### Prompt:
Extract the first line through the line containing "from matplotlib.ticker import" from the listing below, exactly as written.

### Information provided:
□ □ □ □ □ □ □
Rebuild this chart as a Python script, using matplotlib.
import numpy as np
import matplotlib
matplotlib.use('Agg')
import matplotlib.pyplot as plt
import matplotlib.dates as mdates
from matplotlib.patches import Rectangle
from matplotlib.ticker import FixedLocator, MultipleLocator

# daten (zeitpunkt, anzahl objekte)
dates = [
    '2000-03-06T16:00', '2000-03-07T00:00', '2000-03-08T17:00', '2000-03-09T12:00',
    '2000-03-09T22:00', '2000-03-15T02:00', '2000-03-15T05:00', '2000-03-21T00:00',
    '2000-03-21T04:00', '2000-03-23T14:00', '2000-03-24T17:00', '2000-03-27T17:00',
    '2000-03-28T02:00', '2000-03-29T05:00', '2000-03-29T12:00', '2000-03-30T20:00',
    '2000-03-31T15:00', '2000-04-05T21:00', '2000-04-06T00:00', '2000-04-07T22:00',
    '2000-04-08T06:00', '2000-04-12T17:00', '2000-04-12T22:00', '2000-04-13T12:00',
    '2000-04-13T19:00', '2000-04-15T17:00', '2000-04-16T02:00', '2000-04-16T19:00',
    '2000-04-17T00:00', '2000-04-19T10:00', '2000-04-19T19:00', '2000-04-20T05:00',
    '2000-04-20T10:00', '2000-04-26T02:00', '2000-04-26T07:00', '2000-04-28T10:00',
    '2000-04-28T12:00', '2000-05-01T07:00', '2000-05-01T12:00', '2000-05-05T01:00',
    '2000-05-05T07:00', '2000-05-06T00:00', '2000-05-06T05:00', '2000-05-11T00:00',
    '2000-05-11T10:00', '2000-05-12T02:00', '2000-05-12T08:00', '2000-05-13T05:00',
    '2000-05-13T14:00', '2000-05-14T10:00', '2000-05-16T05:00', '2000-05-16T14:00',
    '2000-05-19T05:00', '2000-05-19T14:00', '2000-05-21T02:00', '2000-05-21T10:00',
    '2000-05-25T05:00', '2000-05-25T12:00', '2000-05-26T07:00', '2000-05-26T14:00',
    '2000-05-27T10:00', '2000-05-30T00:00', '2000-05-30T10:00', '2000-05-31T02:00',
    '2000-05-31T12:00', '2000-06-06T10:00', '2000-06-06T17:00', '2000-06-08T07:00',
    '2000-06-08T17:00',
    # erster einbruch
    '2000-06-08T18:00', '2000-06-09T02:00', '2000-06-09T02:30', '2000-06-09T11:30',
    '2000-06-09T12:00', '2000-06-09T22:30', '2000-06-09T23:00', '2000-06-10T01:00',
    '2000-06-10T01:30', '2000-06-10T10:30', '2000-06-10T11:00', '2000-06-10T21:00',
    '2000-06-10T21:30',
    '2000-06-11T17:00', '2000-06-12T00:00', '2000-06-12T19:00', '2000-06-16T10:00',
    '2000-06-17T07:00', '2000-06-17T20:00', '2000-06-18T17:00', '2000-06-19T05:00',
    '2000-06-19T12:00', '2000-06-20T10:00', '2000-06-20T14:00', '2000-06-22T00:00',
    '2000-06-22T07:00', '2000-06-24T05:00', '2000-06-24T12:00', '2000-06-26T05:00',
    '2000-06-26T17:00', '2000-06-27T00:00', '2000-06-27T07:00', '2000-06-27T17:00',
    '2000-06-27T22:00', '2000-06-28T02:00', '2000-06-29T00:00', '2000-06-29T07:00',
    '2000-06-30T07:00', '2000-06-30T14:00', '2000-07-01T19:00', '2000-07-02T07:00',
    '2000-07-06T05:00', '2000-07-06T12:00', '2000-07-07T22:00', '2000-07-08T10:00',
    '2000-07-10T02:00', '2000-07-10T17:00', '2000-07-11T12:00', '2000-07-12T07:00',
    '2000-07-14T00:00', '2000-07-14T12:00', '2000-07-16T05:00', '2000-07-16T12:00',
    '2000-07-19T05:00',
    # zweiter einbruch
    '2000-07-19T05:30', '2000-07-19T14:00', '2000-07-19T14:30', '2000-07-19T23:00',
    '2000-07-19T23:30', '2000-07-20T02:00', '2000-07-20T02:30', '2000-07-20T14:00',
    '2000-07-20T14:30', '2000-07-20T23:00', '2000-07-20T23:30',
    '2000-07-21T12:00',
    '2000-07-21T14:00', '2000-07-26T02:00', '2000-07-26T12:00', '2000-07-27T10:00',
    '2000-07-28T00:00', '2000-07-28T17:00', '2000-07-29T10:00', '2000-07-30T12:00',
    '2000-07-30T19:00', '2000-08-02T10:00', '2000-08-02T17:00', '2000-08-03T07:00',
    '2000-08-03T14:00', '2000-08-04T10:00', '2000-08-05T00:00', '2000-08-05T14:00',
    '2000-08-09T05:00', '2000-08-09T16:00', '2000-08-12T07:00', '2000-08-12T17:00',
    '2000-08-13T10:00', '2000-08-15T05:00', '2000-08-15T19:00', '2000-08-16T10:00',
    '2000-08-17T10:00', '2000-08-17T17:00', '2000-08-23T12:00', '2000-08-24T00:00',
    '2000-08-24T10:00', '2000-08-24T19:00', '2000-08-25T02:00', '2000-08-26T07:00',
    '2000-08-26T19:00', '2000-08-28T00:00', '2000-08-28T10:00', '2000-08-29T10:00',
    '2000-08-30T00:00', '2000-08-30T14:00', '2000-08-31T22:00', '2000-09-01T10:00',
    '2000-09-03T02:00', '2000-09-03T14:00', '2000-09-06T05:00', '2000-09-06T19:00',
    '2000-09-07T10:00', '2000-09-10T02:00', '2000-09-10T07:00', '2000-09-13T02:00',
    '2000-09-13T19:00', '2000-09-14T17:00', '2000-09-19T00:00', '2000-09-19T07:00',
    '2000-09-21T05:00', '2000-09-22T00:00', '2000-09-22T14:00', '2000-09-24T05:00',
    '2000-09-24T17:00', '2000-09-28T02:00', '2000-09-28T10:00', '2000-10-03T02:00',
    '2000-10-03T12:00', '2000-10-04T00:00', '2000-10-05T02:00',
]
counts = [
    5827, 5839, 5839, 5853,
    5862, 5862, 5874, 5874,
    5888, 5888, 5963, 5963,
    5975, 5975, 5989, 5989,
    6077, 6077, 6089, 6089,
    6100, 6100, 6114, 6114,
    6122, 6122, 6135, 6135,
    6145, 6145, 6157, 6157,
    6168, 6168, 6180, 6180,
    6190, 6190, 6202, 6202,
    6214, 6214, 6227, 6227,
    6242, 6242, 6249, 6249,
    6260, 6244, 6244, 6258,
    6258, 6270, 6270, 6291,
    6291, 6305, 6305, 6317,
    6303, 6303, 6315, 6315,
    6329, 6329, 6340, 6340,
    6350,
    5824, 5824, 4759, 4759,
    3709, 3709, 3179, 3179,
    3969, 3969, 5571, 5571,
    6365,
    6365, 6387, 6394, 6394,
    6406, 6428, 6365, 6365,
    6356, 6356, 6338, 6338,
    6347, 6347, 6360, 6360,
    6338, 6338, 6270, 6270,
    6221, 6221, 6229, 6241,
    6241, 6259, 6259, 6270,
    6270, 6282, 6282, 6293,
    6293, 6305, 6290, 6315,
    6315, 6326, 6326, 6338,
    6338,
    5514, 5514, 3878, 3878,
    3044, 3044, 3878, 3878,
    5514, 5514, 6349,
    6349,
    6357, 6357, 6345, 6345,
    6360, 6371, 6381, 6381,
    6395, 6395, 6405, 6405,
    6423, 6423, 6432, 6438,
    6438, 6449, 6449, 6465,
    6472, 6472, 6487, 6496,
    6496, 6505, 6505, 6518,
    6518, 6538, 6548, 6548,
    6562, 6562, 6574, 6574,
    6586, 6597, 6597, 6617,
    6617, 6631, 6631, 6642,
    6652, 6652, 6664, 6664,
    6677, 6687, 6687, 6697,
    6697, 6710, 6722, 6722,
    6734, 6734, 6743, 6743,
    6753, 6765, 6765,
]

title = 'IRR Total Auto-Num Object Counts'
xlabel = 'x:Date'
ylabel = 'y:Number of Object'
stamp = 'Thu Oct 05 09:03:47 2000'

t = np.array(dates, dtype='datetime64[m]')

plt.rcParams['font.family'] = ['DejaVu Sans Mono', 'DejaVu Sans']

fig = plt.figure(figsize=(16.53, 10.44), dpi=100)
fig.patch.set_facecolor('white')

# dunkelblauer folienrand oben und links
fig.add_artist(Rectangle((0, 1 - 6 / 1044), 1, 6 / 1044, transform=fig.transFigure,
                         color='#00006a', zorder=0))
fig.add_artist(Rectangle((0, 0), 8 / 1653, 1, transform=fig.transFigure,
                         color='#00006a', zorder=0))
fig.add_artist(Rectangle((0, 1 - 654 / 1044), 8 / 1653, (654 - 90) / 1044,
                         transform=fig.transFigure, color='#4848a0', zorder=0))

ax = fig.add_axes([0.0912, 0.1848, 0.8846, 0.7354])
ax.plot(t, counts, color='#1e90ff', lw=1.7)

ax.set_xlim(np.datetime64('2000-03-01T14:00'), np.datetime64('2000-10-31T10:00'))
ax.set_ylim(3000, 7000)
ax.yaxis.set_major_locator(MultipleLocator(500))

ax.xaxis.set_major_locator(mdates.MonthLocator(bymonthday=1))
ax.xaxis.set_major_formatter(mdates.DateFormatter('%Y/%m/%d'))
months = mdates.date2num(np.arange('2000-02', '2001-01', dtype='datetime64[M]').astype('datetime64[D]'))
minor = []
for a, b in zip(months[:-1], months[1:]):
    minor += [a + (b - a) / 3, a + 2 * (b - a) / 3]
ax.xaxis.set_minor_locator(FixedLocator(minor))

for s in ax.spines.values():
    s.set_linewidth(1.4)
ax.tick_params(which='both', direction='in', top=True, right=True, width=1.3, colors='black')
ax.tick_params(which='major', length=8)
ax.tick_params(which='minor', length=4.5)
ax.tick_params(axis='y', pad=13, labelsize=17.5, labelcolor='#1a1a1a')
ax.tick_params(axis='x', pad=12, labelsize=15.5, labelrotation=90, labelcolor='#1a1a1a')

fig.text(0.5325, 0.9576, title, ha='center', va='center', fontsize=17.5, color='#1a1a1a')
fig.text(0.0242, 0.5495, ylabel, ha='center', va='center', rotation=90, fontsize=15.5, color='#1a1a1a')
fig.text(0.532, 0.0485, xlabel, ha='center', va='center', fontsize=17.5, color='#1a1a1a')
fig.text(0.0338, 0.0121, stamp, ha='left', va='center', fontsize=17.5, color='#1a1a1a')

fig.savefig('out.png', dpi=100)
□ □ □ □ □ □ □
### Task result:
Rebuild this chart as a Python script, using matplotlib.
import numpy as np
import matplotlib
matplotlib.use('Agg')
import matplotlib.pyplot as plt
import matplotlib.dates as mdates
from matplotlib.patches import Rectangle
from matplotlib.ticker import FixedLocator, MultipleLocator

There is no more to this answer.